Camilla Taylor at Track 16

Camilla Taylor, Your Words in My Mouth, Track 16 Gallery; Image courtesy of the gallery

Camilla Taylor: Your Words in My Mouth

Track 16 Gallery, Los Angeles
through October 17, 2020

Written by Jody Zellen
Camilla Taylor’s evocative exhibition Your Words in My Mouth includes works on paper, as well as large and small-scaled sculptures, most of which are black and white or darker tones of gray. Taylor’s pieces explore the body and its relationship to architectural space, often representing the body without architecture and architecture without the body. The exhibition has a graceful flow as viewers make their way through the gallery toward the light that beckons at the back of the space. Here, glowing in the sunlight are a collection of small opaque glass staircases on deep brown, beam-like wooden pedestals. Entitled “Means of Concealment” and “Deception” (2020), these kiln cast sculptures are fragments— narrow sections of staircases leading to and from nowhere. Taylor uses stairs as a metaphor for emotional and physical ups and downs, as well as to suggest places that are inaccessible. These pieces also recall the etchings of Piranesi, as well as the optical illusion of the impossible staircase— a never ending loop.

Hung in two long rows across the wall that connects the back and front spaces of the gallery are twenty-eight drypoints etchings depicting isolated dollhouses, chairs and staircases set against deep black or paper white backgrounds. A narrative is implied that imagines the stairs and chairs located within a house, yet in Taylor’s presentation this never comes to fruition. Like the glass sculptures, the loosely drawn staircases allude to comings and goings, but exactly to and from where is never revealed. Taylor is more specific with her chairs. She includes representations of traditional as well as modern chairs floating alone or in small groups in empty spaces. While some are titled by type, Shaker Chair or Ladder Back Chair, others are given the more ambiguous title Haunting. Though the subject of each print is beautifully rendered, the works are as much about the negative space as they are about what is depicted.

For the table-top sculpture “One to the Other” (2019), Taylor created 120 tiny chairs, presenting them in ten rows of twelve installed within a plexiglas box. The cluster of chairs appears like a relic, perhaps a collection from a doll’s house, now stripped of color, organized and preserved in pared down form.
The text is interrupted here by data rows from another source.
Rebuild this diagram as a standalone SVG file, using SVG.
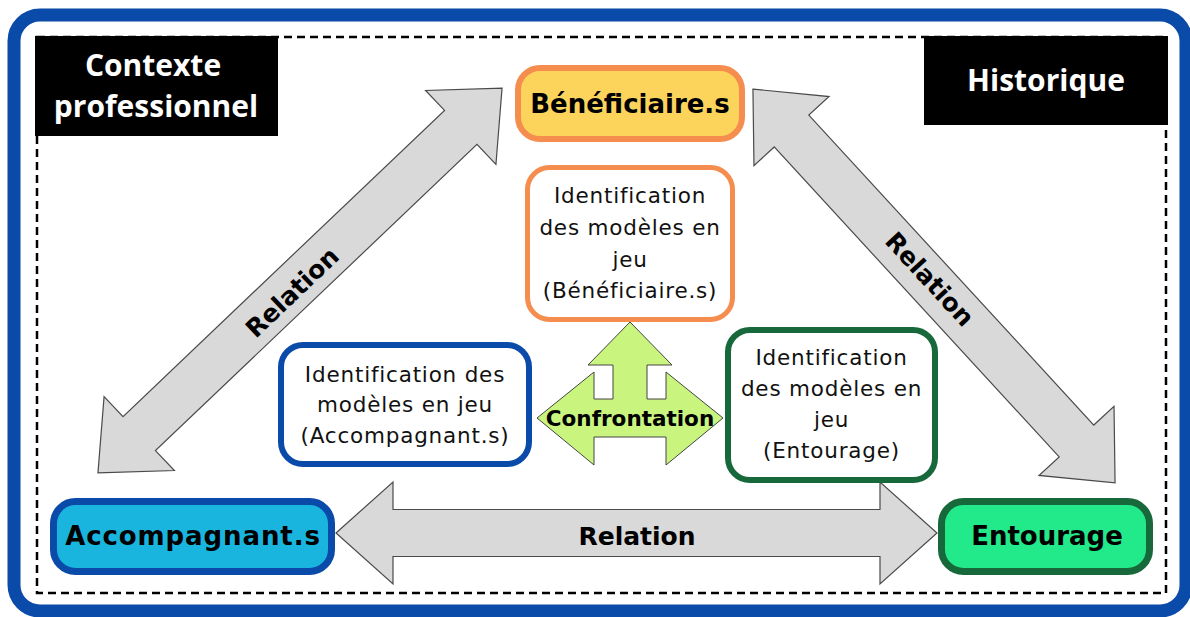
<svg xmlns="http://www.w3.org/2000/svg" width="1190" height="617" viewBox="0 0 1190 617">
<style>
.title{font-family:"Open Sans","DejaVu Sans",sans-serif;font-weight:700;font-size:30px;fill:#fff;text-anchor:middle}
.bold{font-family:"DejaVu Sans",sans-serif;font-weight:700;fill:#000;text-anchor:middle}
.reg{font-family:"DejaVu Sans",sans-serif;font-size:21.5px;letter-spacing:0.8px;fill:#111;text-anchor:middle}
.arrow{fill:#d9d9d9;stroke:#4a4a4a;stroke-width:1.2;stroke-linejoin:miter}
</style>
<rect width="1190" height="617" fill="#fff"/>
<rect x="14" y="15" width="1172" height="596" rx="26" fill="none" stroke="#0a4baa" stroke-width="13"/>
<rect x="37" y="37" width="1129" height="556" fill="none" stroke="#000" stroke-width="2.5" stroke-dasharray="8 5"/>
<g id="contexte">
<rect x="35" y="36" width="243" height="100" fill="#000"/>
<text class="title" x="153" y="76">Contexte</text>
<text class="title" x="156" y="117">professionnel</text>
</g>
<g id="historique">
<rect x="924" y="36" width="244" height="89" fill="#000"/>
<text class="title" x="1046" y="91">Historique</text>
</g>
<g id="connectors">
<path class="arrow" d="M336,533 L393,482 L393,509.5 L880,509.5 L880,482 L937,533 L880,584 L880,556.5 L393,556.5 L393,584 Z"/>
<text class="bold" font-size="25" x="637" y="545">Relation</text>
<g transform="translate(300,280.5) rotate(-43.6)">
<path class="arrow" d="M-279,0 L-222,-51 L-222,-23.5 L222,-23.5 L222,-51 L279,0 L222,51 L222,23.5 L-222,23.5 L-222,51 Z"/>
</g>
<text class="bold" font-size="25" transform="translate(292,292) rotate(-43.6)" x="0" y="9">Relation</text>
<g transform="translate(934,286) rotate(47.4)">
<path class="arrow" d="M-267.5,0 L-210.5,-51 L-210.5,-23.5 L210.5,-23.5 L210.5,-51 L267.5,0 L210.5,51 L210.5,23.5 L-210.5,23.5 L-210.5,51 Z"/>
</g>
<text class="bold" font-size="25" transform="translate(930,279) rotate(47.4)" x="0" y="9">Relation</text>
</g>
<g id="beneficiaire">
<rect x="518" y="68" width="224" height="71" rx="22" fill="#fcd45c" stroke="#f58d4e" stroke-width="6"/>
<text class="bold" font-size="26" x="630" y="113">Bénéficiaire.s</text>
</g>
<g id="accompagnant">
<rect x="53.5" y="501.5" width="278" height="70" rx="22" fill="#19b5df" stroke="#0a4baa" stroke-width="7"/>
<text class="bold" font-size="26" letter-spacing="0.9" x="193" y="545">Accompagnant.s</text>
</g>
<g id="entourage">
<rect x="941.5" y="501.5" width="208" height="70" rx="22" fill="#22e98a" stroke="#17683a" stroke-width="7"/>
<text class="bold" font-size="26" x="1047" y="545">Entourage</text>
</g>
<g id="ident-beneficiaire">
<rect x="527.5" y="167.5" width="205" height="152" rx="22" fill="#fff" stroke="#f58d4e" stroke-width="5"/>
<text class="reg" x="630" y="203">Identification</text>
<text class="reg" x="630" y="235">des modèles en</text>
<text class="reg" x="630" y="267">jeu</text>
<text class="reg" x="630" y="298">(Bénéficiaire.s)</text>
</g>
<g id="ident-accompagnant">
<rect x="281" y="345" width="248" height="119" rx="22" fill="#fff" stroke="#0a4baa" stroke-width="6"/>
<text class="reg" x="405" y="382">Identification des</text>
<text class="reg" x="405" y="412">modèles en jeu</text>
<text class="reg" x="405" y="443">(Accompagnant.s)</text>
</g>
<g id="ident-entourage">
<rect x="728" y="330" width="207" height="150" rx="22" fill="#fff" stroke="#17683a" stroke-width="6"/>
<text class="reg" x="831.5" y="365">Identification</text>
<text class="reg" x="831.5" y="396">des modèles en</text>
<text class="reg" x="831.5" y="427">jeu</text>
<text class="reg" x="831.5" y="458">(Entourage)</text>
</g>
<g id="confrontation">
<path d="M630,322 L672,365 L647,365 L647,399 L666,399 L666,372 L723,418 L666,465 L666,437 L594,437 L594,465 L537,418 L594,372 L594,399 L613,399 L613,365 L588,365 Z" fill="#c9f57f" stroke="#444" stroke-width="1"/>
<text class="bold" font-size="21.5" x="630" y="426">Confrontation</text>
</g>
</svg>
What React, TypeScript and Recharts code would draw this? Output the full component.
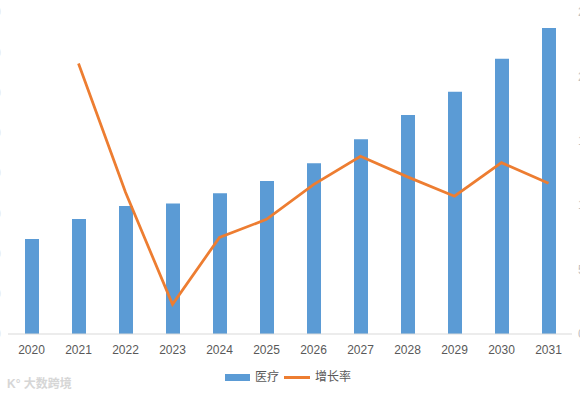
import React from "react";
import {
  ComposedChart,
  Bar,
  Line,
  XAxis,
  YAxis,
  CartesianGrid,
} from "recharts";

const years = [
  "2020", "2021", "2022", "2023", "2024", "2025",
  "2026", "2027", "2028", "2029", "2030", "2031",
];
// 医疗 (left axis)
const medical = [118, 143, 159, 162, 175, 190, 212, 242, 272, 301, 342, 380];
// 增长率 (right axis, %)
const growth = [null, 21.0, 11.0, 2.3, 7.5, 8.9, 11.6, 13.8, 12.2, 10.7, 13.3, 11.7];

const leftTicks = [0, 50, 100, 150, 200, 250, 300, 350, 400];
const rightTicks = [0, 5, 10, 15, 20, 25];

const BAR_COLOR = "#5b9bd5";
const LINE_COLOR = "#ed7d31";
const TEXT_COLOR = "#595959";
const FONT = "'Liberation Sans', 'Noto Sans CJK SC', sans-serif";

const chartData = years.map((year, i) => ({
  year,
  medical: medical[i],
  growth: growth[i],
}));

const App = () => {
  return (
    <div
      style={{
        position: "absolute",
        left: 0,
        top: 0,
        width: 580,
        height: 396,
        background: "#fff",
        fontFamily: FONT,
        overflow: "hidden",
      }}
    >
      <ComposedChart
        width={580}
        height={396}
        data={chartData}
        margin={{ top: 12, right: 0, bottom: 42, left: 0 }}
        barCategoryGap={0}
      >
        <CartesianGrid stroke="none" />
        <XAxis
          dataKey="year"
          height={20}
          axisLine={{ stroke: "#d9d9d9" }}
          tickLine={false}
          tickMargin={5}
          tick={{ fill: TEXT_COLOR, fontSize: 12, fontFamily: FONT }}
          interval={0}
        />
        {/* both value axes sit at the picture's edges, labels mostly cut off as in the source */}
        <YAxis
          yAxisId="left"
          width={8}
          domain={[0, 400]}
          ticks={leftTicks}
          axisLine={false}
          tickLine={false}
          tickSize={0}
          tickMargin={7}
          tick={{ fill: "#e3e3e3", fontSize: 12, fontFamily: FONT }}
        />
        <YAxis
          yAxisId="right"
          orientation="right"
          width={8}
          domain={[0, 25]}
          ticks={rightTicks}
          axisLine={false}
          tickLine={false}
          tickSize={0}
          tickMargin={6}
          tickFormatter={(v: number) => `${v}%`}
          tick={{ fill: "#bfbfbf", fontSize: 12, fontFamily: FONT }}
        />
        <Bar
          yAxisId="left"
          dataKey="medical"
          name="医疗"
          fill={BAR_COLOR}
          barSize={14}
          isAnimationActive={false}
        />
        <Line
          yAxisId="right"
          dataKey="growth"
          name="增长率"
          stroke={LINE_COLOR}
          strokeWidth={2.75}
          dot={false}
          type="linear"
          connectNulls={false}
          isAnimationActive={false}
        />
      </ComposedChart>

      {/* legend */}
      <div
        style={{
          position: "absolute",
          top: 369,
          left: 225,
          display: "flex",
          alignItems: "center",
          fontSize: 12,
          color: TEXT_COLOR,
          fontFamily: FONT,
          lineHeight: "16px",
        }}
      >
        <span style={{ width: 25, height: 7, background: BAR_COLOR, display: "inline-block" }} />
        <span style={{ marginLeft: 5 }}>医疗</span>
        <span
          style={{
            width: 26,
            height: 3,
            background: LINE_COLOR,
            display: "inline-block",
            marginLeft: 5,
          }}
        />
        <span style={{ marginLeft: 5 }}>增长率</span>
      </div>

      {/* watermark */}
      <div
        style={{
          position: "absolute",
          top: 374,
          left: 7,
          fontSize: 12,
          color: "#d6d6d6",
          fontFamily: FONT,
          fontWeight: "bold",
        }}
      >
        K° 大数跨境
      </div>
    </div>
  );
};

export default App;
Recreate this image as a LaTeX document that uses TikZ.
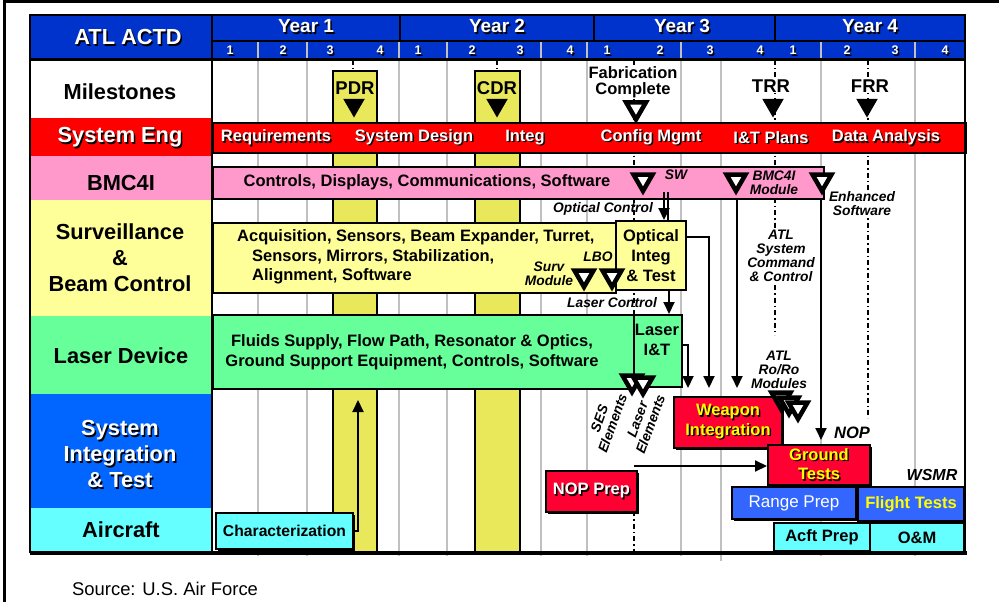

Upon closer examination, it becomes evident that each chair is unique and though chairs are often considered utilitarian objects, Taylor plays up their individuality akin to the diversity of people.

Suspended from the ceiling in the main space is “Many Times Over” (2020), a sculpture comprised of many interlocking black buildings— boarded up two story houses emanating from a central point and nested together to become a large planet. Taylor speaks about this work as a collection of dream houses, structures that recur in one’s dreams but each time they appear they are a bit different. Something has changed, but exactly what is hard to discern. Like the sculpted chairs, Taylor is interested in the tenuous place between sameness and difference. This idea is further explored in Speaking in unison, telling their own lies (2020), a compelling and affecting work consisting of seventeen doll-sized, black glazed ceramic heads arranged in a circle on a white flower-patterned tablecloth. These seemingly identical sculptures have empty eyes and are connected by a thread that forms a star-like pattern as it emerges from each of their open mouths. They purportedly speak at the same time and tell the same lies that circle from head to head, perhaps becoming more and more distorted as if in a game of telephone. The lies that travel along the thread are not too dissimilar from the endless pathways up and down the impossible staircases.

Throughout her works, Taylor investigates the notion of home as well as more open-ended architectural spaces. Though many of her works include figures, she seems more interested in its absence or lack. While the works are personal and draw from her family history, they simultaneously speak to something tangible and universal. What is most striking in the exhibition is the way Taylor drains color from everyday things — chairs, heads, houses and stairways— infusing them with a different kind of presence, one that exists in the realm of shadow and silhouette.